Ctrl+'+' doesn't seem to work; fix.
Shared Layouts. Figure out how to make use of QMK's common layouts/
Chorded Combos. Since the thumb keys are arranged such that it's easy to smash pairs of keys with just one thumb, figure out how to enable chording. For example, a single-finger Shift+Space or Red+Space that doesn't do the wrong thing if Space happens to trigger first.
Improve LED indications (may require modding bluetooth firmware):
- Num Lock status
- Is any board nonresponsive (which one?)
- Does either board have a low battery?
Num Lock management. Num lock currently occupies prime real estate, but I never use it except to fix it when it's wrong. Do any of my applications use it? Should I have the firmware ensure it is set how I want it? Maybe cause it to be momentary active with Blue? See @drashna's comment for code to force it always-on, which I don't know if I want.
~~Store default layer in eeprom?~~
Allow "!? on ,." to be easily toggled-off.
Modularize "!? on ,." so it can be easily used on any QMK keyboard. (about half done)
See if the henkan/muhenkan placement is at all useful for Japanese speakers, or abuse different keysyms for Left/Right Hyper. (Original space cadet used scancodes 145/175. 145 is LANG2, 175 is "reserved" in USB HID spec.)
Implement "layer lock" key
Feature parity with popular boards e.g. Planck?

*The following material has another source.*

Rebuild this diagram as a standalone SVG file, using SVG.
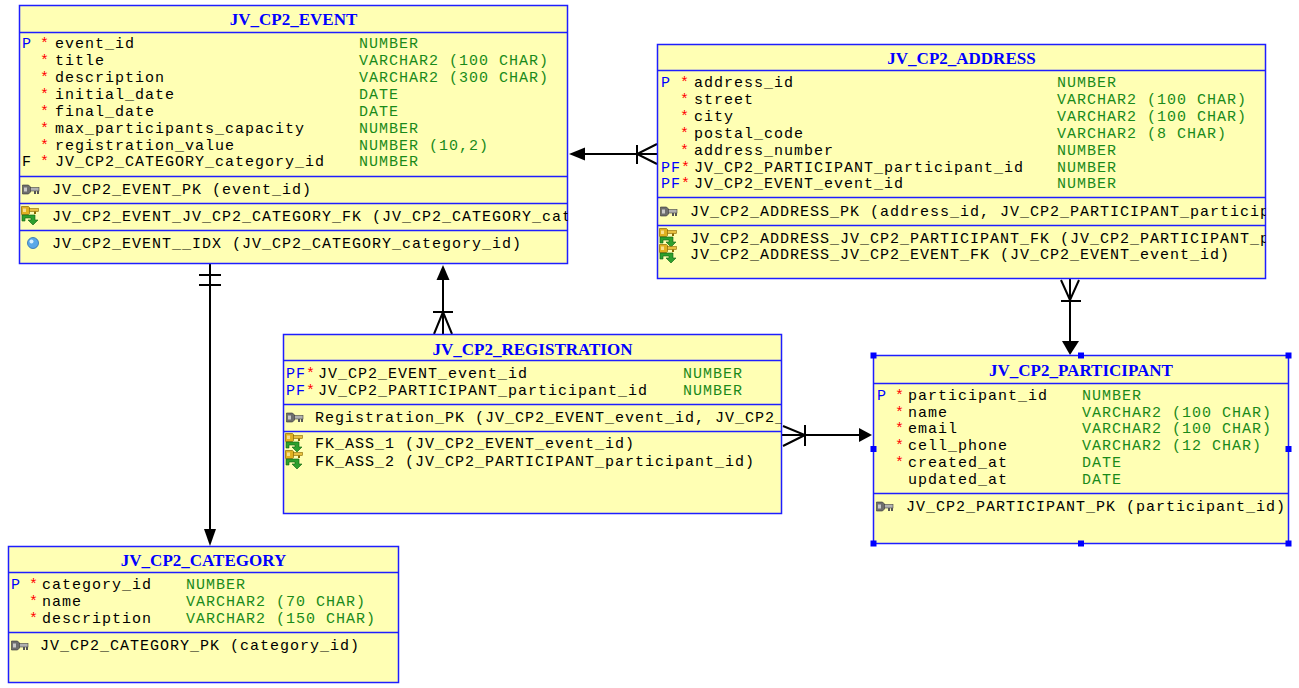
<svg xmlns="http://www.w3.org/2000/svg" xmlns:xlink="http://www.w3.org/1999/xlink" width="1299" height="688" viewBox="0 0 1299 688">
<style>
.box{fill:#FFFFB4;stroke:#1E1EFF;stroke-width:1.5}
.sep{stroke:#1E1EFF;stroke-width:1.5}
.title{font-family:"Liberation Serif",serif;font-weight:bold;font-size:17px;fill:#0000FF;text-anchor:middle}
.t{font-family:"Liberation Mono",monospace;font-size:15px;letter-spacing:1px;fill:#000}
.ty{fill:#1A8A1A}
.pf{fill:#0000FF}
.st{fill:#FF0000}
.conn{stroke:#000;stroke-width:2;fill:none}
.ah{fill:#000}
.hd{fill:#0000FF}
</style>
<defs>
<g id="pkI">
<path d="M0.5,1 h6 l2,2 v5 l-2,2 h-6 z" fill="#6E6E6E" stroke="#333" stroke-width="0.6"/>
<rect x="2" y="3.5" width="3" height="4" fill="#C8C8C8"/>
<rect x="8.5" y="3.5" width="8.5" height="3.5" fill="#B0B0B0" stroke="#444" stroke-width="0.6"/>
<rect x="12" y="7" width="2" height="3" fill="#555"/>
<rect x="15" y="7" width="2" height="3" fill="#555"/>
</g>
<g id="fkI">
<path d="M0.5,0.5 h7 l1,1 v6 l-1,1 h-7 z" fill="#E0B020" stroke="#8A6A00" stroke-width="0.7"/>
<rect x="2" y="2.5" width="3" height="3.5" fill="#F8E08A"/>
<rect x="8.5" y="2.5" width="9" height="3" fill="#E8C040" stroke="#8A6A00" stroke-width="0.6"/>
<rect x="13" y="5.5" width="2" height="2.5" fill="#8A6A00"/>
<path d="M10,9 h4 v5 h3 l-5,5 l-5,-5 h3 v-2 h-6 v3 h-3 v-6 h9 z" fill="#2EA02E" stroke="#0E600E" stroke-width="0.6"/>
</g>
<clipPath id="cE"><rect x="19" y="5" width="548.5" height="259"/></clipPath>
<clipPath id="cA"><rect x="657" y="44" width="608.5" height="235"/></clipPath>
<clipPath id="cR"><rect x="283" y="334" width="498.5" height="180"/></clipPath>
</defs>
<rect width="1299" height="688" fill="#FFFFFF"/>

<g id="connectors">
<line class="conn" x1="210" y1="264" x2="210" y2="532"/>
<line class="conn" x1="199" y1="275" x2="221" y2="275"/>
<line class="conn" x1="199" y1="285" x2="221" y2="285"/>
<polygon class="ah" points="204,529 216,529 210,546"/>

<line class="conn" x1="443" y1="334" x2="443" y2="278"/>
<polygon class="ah" points="443,265 436.5,280 449.5,280"/>
<line class="conn" x1="433" y1="312" x2="453" y2="312"/>
<polyline class="conn" points="434,334 443,312 452,334"/>

<line class="conn" x1="657" y1="154" x2="583" y2="154"/>
<polygon class="ah" points="569,154 585,147.5 585,160.5"/>
<line class="conn" x1="637" y1="145" x2="637" y2="164"/>
<polyline class="conn" points="657,144 637,154 657,164"/>

<line class="conn" x1="1070" y1="279" x2="1070" y2="343"/>
<polyline class="conn" points="1061,280 1070,300 1079,280"/>
<line class="conn" x1="1061" y1="301" x2="1081" y2="301"/>
<polygon class="ah" points="1070,355 1062,341 1079,341"/>

<line class="conn" x1="782" y1="435" x2="861" y2="435"/>
<polygon class="ah" points="872,435 859,428 859,442"/>
<line class="conn" x1="805" y1="425" x2="805" y2="446"/>
<polyline class="conn" points="783,426 805,435 783,446"/>
</g>

<g id="JV_CP2_EVENT">
<rect class="box" x="19.5" y="5.5" width="548" height="258"/>
<text class="title" x="293.5" y="24.5">JV_CP2_EVENT</text>
<line class="sep" x1="19.5" y1="32.5" x2="567.5" y2="32.5"/>
<line class="sep" x1="19.5" y1="176.5" x2="567.5" y2="176.5"/>
<line class="sep" x1="19.5" y1="203.5" x2="567.5" y2="203.5"/>
<line class="sep" x1="19.5" y1="230.5" x2="567.5" y2="230.5"/>
<g class="t">
<text x="22" y="48" class="pf">P</text><text x="40" y="48" class="st">*</text><text x="55" y="48">event_id</text><text x="359" y="48" class="ty">NUMBER</text>
<text x="40" y="65" class="st">*</text><text x="55" y="65">title</text><text x="359" y="65" class="ty">VARCHAR2 (100 CHAR)</text>
<text x="40" y="82" class="st">*</text><text x="55" y="82">description</text><text x="359" y="82" class="ty">VARCHAR2 (300 CHAR)</text>
<text x="40" y="99" class="st">*</text><text x="55" y="99">initial_date</text><text x="359" y="99" class="ty">DATE</text>
<text x="40" y="116" class="st">*</text><text x="55" y="116">final_date</text><text x="359" y="116" class="ty">DATE</text>
<text x="40" y="133" class="st">*</text><text x="55" y="133">max_participants_capacity</text><text x="359" y="133" class="ty">NUMBER</text>
<text x="40" y="150" class="st">*</text><text x="55" y="150">registration_value</text><text x="359" y="150" class="ty">NUMBER (10,2)</text>
<text x="22" y="166">F</text><text x="40" y="166" class="st">*</text><text x="55" y="166">JV_CP2_CATEGORY_category_id</text><text x="359" y="166" class="ty">NUMBER</text>
<g clip-path="url(#cE)">
<text x="52" y="194">JV_CP2_EVENT_PK (event_id)</text>
<text x="52" y="221">JV_CP2_EVENT_JV_CP2_CATEGORY_FK (JV_CP2_CATEGORY_cat</text>
<text x="52" y="248">JV_CP2_EVENT__IDX (JV_CP2_CATEGORY_category_id)</text>
</g>
</g>
<use xlink:href="#pkI" x="22" y="184"/>
<use xlink:href="#fkI" x="21" y="206"/>
<circle cx="33" cy="243" r="5.5" fill="#5AA8E8" stroke="#2A6AB0" stroke-width="0.8"/>
<circle cx="31.5" cy="241.5" r="2" fill="#D8F0FF"/>
</g>

<g id="JV_CP2_ADDRESS">
<rect class="box" x="657.5" y="44.5" width="608" height="234"/>
<text class="title" x="961.5" y="63.5">JV_CP2_ADDRESS</text>
<line class="sep" x1="657.5" y1="70.5" x2="1265.5" y2="70.5"/>
<line class="sep" x1="657.5" y1="197.5" x2="1265.5" y2="197.5"/>
<line class="sep" x1="657.5" y1="225.5" x2="1265.5" y2="225.5"/>
<g class="t">
<text x="661" y="87" class="pf">P</text><text x="680" y="87" class="st">*</text><text x="694" y="87">address_id</text><text x="1057" y="87" class="ty">NUMBER</text>
<text x="680" y="104" class="st">*</text><text x="694" y="104">street</text><text x="1057" y="104" class="ty">VARCHAR2 (100 CHAR)</text>
<text x="680" y="121" class="st">*</text><text x="694" y="121">city</text><text x="1057" y="121" class="ty">VARCHAR2 (100 CHAR)</text>
<text x="680" y="138" class="st">*</text><text x="694" y="138">postal_code</text><text x="1057" y="138" class="ty">VARCHAR2 (8 CHAR)</text>
<text x="680" y="155" class="st">*</text><text x="694" y="155">address_number</text><text x="1057" y="155" class="ty">NUMBER</text>
<text x="661" y="172" class="pf">PF</text><text x="681" y="172" class="st">*</text><text x="694" y="172">JV_CP2_PARTICIPANT_participant_id</text><text x="1057" y="172" class="ty">NUMBER</text>
<text x="661" y="188" class="pf">PF</text><text x="681" y="188" class="st">*</text><text x="694" y="188">JV_CP2_EVENT_event_id</text><text x="1057" y="188" class="ty">NUMBER</text>
<g clip-path="url(#cA)">
<text x="690" y="216">JV_CP2_ADDRESS_PK (address_id, JV_CP2_PARTICIPANT_particip</text>
<text x="690" y="243">JV_CP2_ADDRESS_JV_CP2_PARTICIPANT_FK (JV_CP2_PARTICIPANT_p</text>
<text x="690" y="259">JV_CP2_ADDRESS_JV_CP2_EVENT_FK (JV_CP2_EVENT_event_id)</text>
</g>
</g>
<use xlink:href="#pkI" x="660" y="206"/>
<use xlink:href="#fkI" x="659" y="228"/>
<use xlink:href="#fkI" x="659" y="244"/>
</g>

<g id="JV_CP2_REGISTRATION">
<rect class="box" x="283.5" y="334.5" width="498" height="179"/>
<text class="title" x="532.5" y="354.5">JV_CP2_REGISTRATION</text>
<line class="sep" x1="283.5" y1="360.5" x2="781.5" y2="360.5"/>
<line class="sep" x1="283.5" y1="404.5" x2="781.5" y2="404.5"/>
<line class="sep" x1="283.5" y1="431.5" x2="781.5" y2="431.5"/>
<g class="t">
<text x="286" y="378" class="pf">PF</text><text x="306" y="378" class="st">*</text><text x="318" y="378">JV_CP2_EVENT_event_id</text><text x="683" y="378" class="ty">NUMBER</text>
<text x="286" y="395" class="pf">PF</text><text x="306" y="395" class="st">*</text><text x="318" y="395">JV_CP2_PARTICIPANT_participant_id</text><text x="683" y="395" class="ty">NUMBER</text>
<g clip-path="url(#cR)">
<text x="315" y="422">Registration_PK (JV_CP2_EVENT_event_id, JV_CP2_</text>
<text x="315" y="448">FK_ASS_1 (JV_CP2_EVENT_event_id)</text>
<text x="315" y="466">FK_ASS_2 (JV_CP2_PARTICIPANT_participant_id)</text>
</g>
</g>
<use xlink:href="#pkI" x="286" y="412"/>
<use xlink:href="#fkI" x="285" y="433"/>
<use xlink:href="#fkI" x="285" y="450"/>
</g>

<g id="JV_CP2_PARTICIPANT">
<rect class="box" x="873.5" y="355.5" width="415" height="188"/>
<text class="title" x="1081" y="375.5">JV_CP2_PARTICIPANT</text>
<line class="sep" x1="873.5" y1="383.5" x2="1288.5" y2="383.5"/>
<line class="sep" x1="873.5" y1="493.5" x2="1288.5" y2="493.5"/>
<g class="t">
<text x="877" y="400" class="pf">P</text><text x="895" y="400" class="st">*</text><text x="908" y="400">participant_id</text><text x="1082" y="400" class="ty">NUMBER</text>
<text x="895" y="417" class="st">*</text><text x="908" y="417">name</text><text x="1082" y="417" class="ty">VARCHAR2 (100 CHAR)</text>
<text x="895" y="433" class="st">*</text><text x="908" y="433">email</text><text x="1082" y="433" class="ty">VARCHAR2 (100 CHAR)</text>
<text x="895" y="450" class="st">*</text><text x="908" y="450">cell_phone</text><text x="1082" y="450" class="ty">VARCHAR2 (12 CHAR)</text>
<text x="895" y="467" class="st">*</text><text x="908" y="467">created_at</text><text x="1082" y="467" class="ty">DATE</text>
<text x="908" y="484">updated_at</text><text x="1082" y="484" class="ty">DATE</text>
<text x="906" y="511">JV_CP2_PARTICIPANT_PK (participant_id)</text>
</g>
<use xlink:href="#pkI" x="876" y="501"/>
<rect class="hd" x="870.5" y="352.5" width="6" height="6"/>
<rect class="hd" x="1078" y="352.5" width="6" height="6"/>
<rect class="hd" x="1285.5" y="352.5" width="6" height="6"/>
<rect class="hd" x="870.5" y="446" width="6" height="6"/>
<rect class="hd" x="1285.5" y="446" width="6" height="6"/>
<rect class="hd" x="870.5" y="540.5" width="6" height="6"/>
<rect class="hd" x="1078" y="540.5" width="6" height="6"/>
<rect class="hd" x="1285.5" y="540.5" width="6" height="6"/>
</g>

<g id="JV_CP2_CATEGORY">
<rect class="box" x="8.5" y="546.5" width="390" height="136"/>
<text class="title" x="203.5" y="565.5">JV_CP2_CATEGORY</text>
<line class="sep" x1="8.5" y1="572.5" x2="398.5" y2="572.5"/>
<line class="sep" x1="8.5" y1="632.5" x2="398.5" y2="632.5"/>
<g class="t">
<text x="11" y="589" class="pf">P</text><text x="29" y="589" class="st">*</text><text x="42" y="589">category_id</text><text x="186" y="589" class="ty">NUMBER</text>
<text x="29" y="606" class="st">*</text><text x="42" y="606">name</text><text x="186" y="606" class="ty">VARCHAR2 (70 CHAR)</text>
<text x="29" y="623" class="st">*</text><text x="42" y="623">description</text><text x="186" y="623" class="ty">VARCHAR2 (150 CHAR)</text>
<text x="40" y="650">JV_CP2_CATEGORY_PK (category_id)</text>
</g>
<use xlink:href="#pkI" x="11" y="640"/>
</g>
</svg>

- Layers for ~~Dvorak, Coleman,~~ Plover
- More music and midi stuff
- Macros?
Improve tri-layer behavior
Find out what update_tri_layer_state offers that my simple layers arrangement lacks.
~~Find a better location for Caps Lock, PrintScr/SysRq, Scroll Lock, Pause/Break,~~. Placed on Blue layer. Caps will be Shift+"Layer Lock," once I get that working.
~~Figure out where to place non-numpad numbers so we don't need num lock turned on to type them?~~
~~Add Insert, PrintScr, Pause/Break~~
~~Make QWERTY base layer for people who customize layout in software?~~ I default to QWERTY now.
~~Mod a buzzer onto my receiver and enable tones~~ Easy and works!